ベースは3-4-2-1。高さのあるジェイを頂点に足元の技術がある三好とチャナティップを2シャドーに添えた前線。ミシャサッカーを知る駒井は右WBとボランチを務め、組み立ての部分で大きな役割を果たした。ボランチの選手をリベロに置く事がすきなミシャは宮澤をシーズン途中からリベロで起用した。2シャドーの突破力や周囲とのコンビネーション、サイドからの突破で1トップの高さを活かす攻撃でチーム最高順位の4位についたのである。

今シーズンの札幌

では今シーズンは昨年と何が変わったのか?まず今シーズンの基本的なフォーメーションから見てみたい。

前線は1トップ2シャドーから鈴木とAロペスの2トップ、トップ下にチャナティップがいるような形になった。チームの中心に添えたかった駒井はシーズン開始直前に右膝半月板損傷の怪我でシーズンの前半を棒に振る形に。代わりに新加入のLフェルナンデスが主に右WBを務める。その他のポジションは特に変化はなかった。

札幌の今シーズンの変化

まずは攻撃。ミシャの可変式3-4-2-1は攻撃時、ボランチの片方がDFラインに下がり両WBが前線に張り出す形の4-1-5が原則になる。だが、今シーズンの札幌はそこに変化があるように見える。下の2枚の図を見てもらいたい。

まずビルドアップの時だが、クロスの精度が高く左サイドの攻撃の中心となっている福森が前線に上がるため、両ボランチが後ろに下がって組み立てに参加する事が多い。そして4-1-5の1のところにはトップ下のチャナティップが落ちてきて中間ポジションを取り、ボールを多く受けて配球するようになった。福森が大外にせり出す回数が増えたため、より前線に数をかけるようになりそれがハマれば清水戦のように5得点と攻撃が爆発するのだ。

次に守備。ミシャ式のセオリーであればWBが下がり、シャドーも下がって5-4-1のブロックを形成する。その守備においての変化は何か、下の図を見てほしい。

いっぺん5-4-1で変わらないように見えるが、鈴木もプレスバックを行うので前線の3人のうちの誰か2人が下がって残り1人が前にいる、もしくは前に2人残るという状況が多い。そして、WBや福森が上がった状態で攻撃を受けた時はボランチがDFラインまで下がり、相手をなるべく遅らせることでWBなどの帰陣する時間を作り守備ブロックを形成している。

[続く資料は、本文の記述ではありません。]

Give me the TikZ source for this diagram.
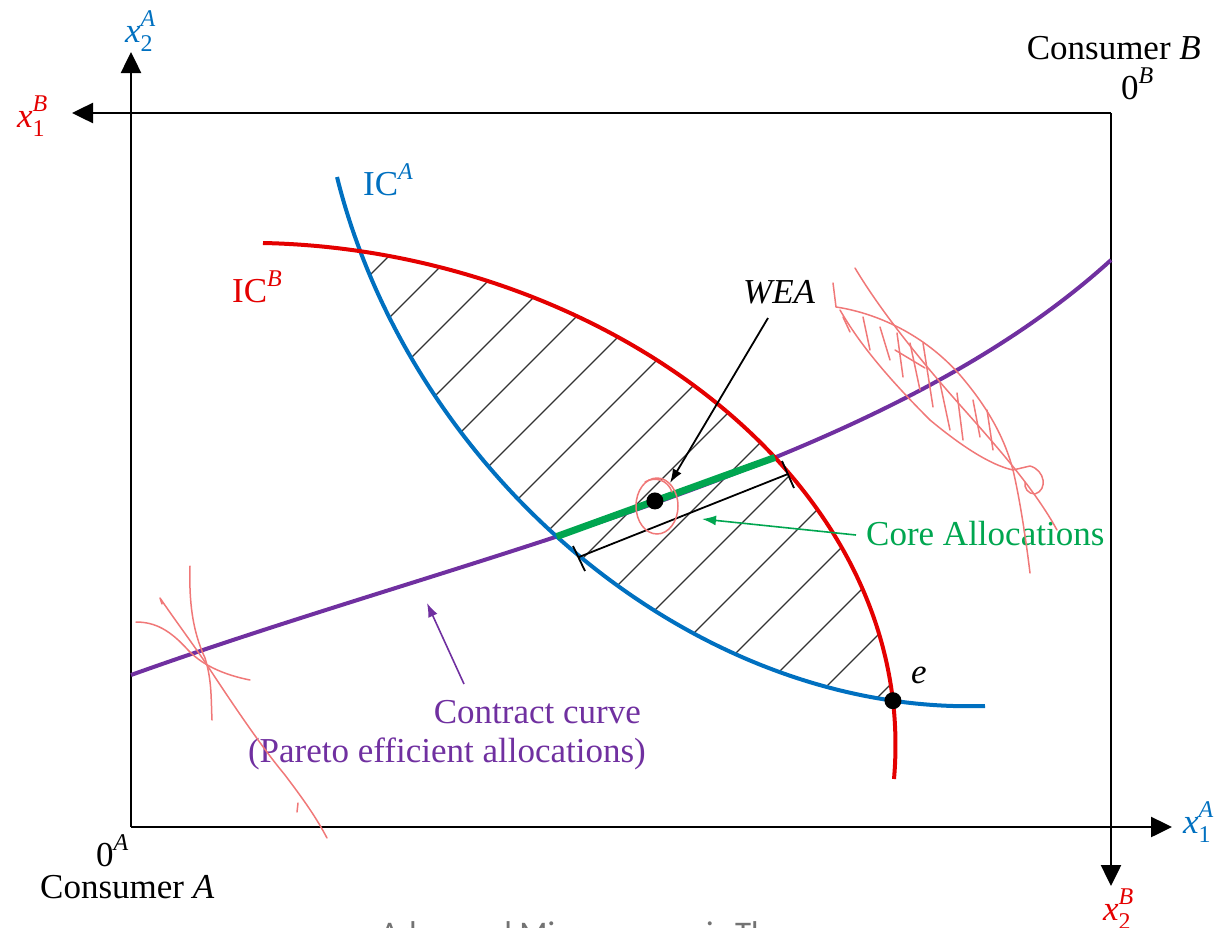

攻守両面に変化を加えていたミシャサッカー。その弱点とは?

札幌の弱点

まず攻撃面に目を向けると、これは広島や浦和時代からのミシャサッカーの弱点が引いた相手を崩せないことだ。テンポ良くパスを回せても引いた相手を崩すような決定的なパスを出せず、つまらないボールロストからのカウンターによる失点が多い。鹿島、名古屋、大分戦どの試合においても必ずそのような失点が見られた。今の前線の3人は基本スペースがあって活きる選手たちであり、ベタ引きされスペースを潰されてしまえば決定機を作れないのだ。加えてサイドに張っているWBは仕掛けていくもののチャンスを作る回数が少ないように感じる。連携を取って崩す形もあまり見られず、攻撃の停滞に繋がっている。実際、ここ3戦での交代で9人中5人がWBの選手交代。ハマった選手を見つけられてないのが現実だろう。

次に守備面。攻撃面の弱点でも述べたボールロストからのカウンターに対する強度の弱さは目に見えている。WBの裏のサイドのスペースに展開されると、数少ないDFたちは誰がチェックに行きどの相手選手を誰がつくのか素早い判断を求められる。相手の攻めの人数が多いほど対応力は求められるが、今の札幌は全くと言っていいほど対応の術がないと考えられる。そして前線からのプレスも最近ではハマらないことが多く、相手にボールを持たれてしまう。名古屋戦はそのいい例だろう。相手に持たれてしまえば札幌は受け身になり結果として失点につながってしまうのだ。

今後、札幌はどうすべきか

今シーズン、札幌に対しての分析や対策は昨年よりも増している。おそらくだがミシャはやり方を変えることはない。そうなった時にミシャの対応力は1番求められるが、私個人の見解としては、控え組のアピールに注目したい。控え組がアピールし、レギュラーに入ってくれば解決の糸口が見つかってくる可能性だってある。

シーズン後半戦には頼もしい存在である駒井が復帰する予定だ。それまではチーム全体で頑張り、巻き返しを見せてほしい。だから前半戦の成績が低迷してきても、監督の解任という選択肢だけはやめてほしい。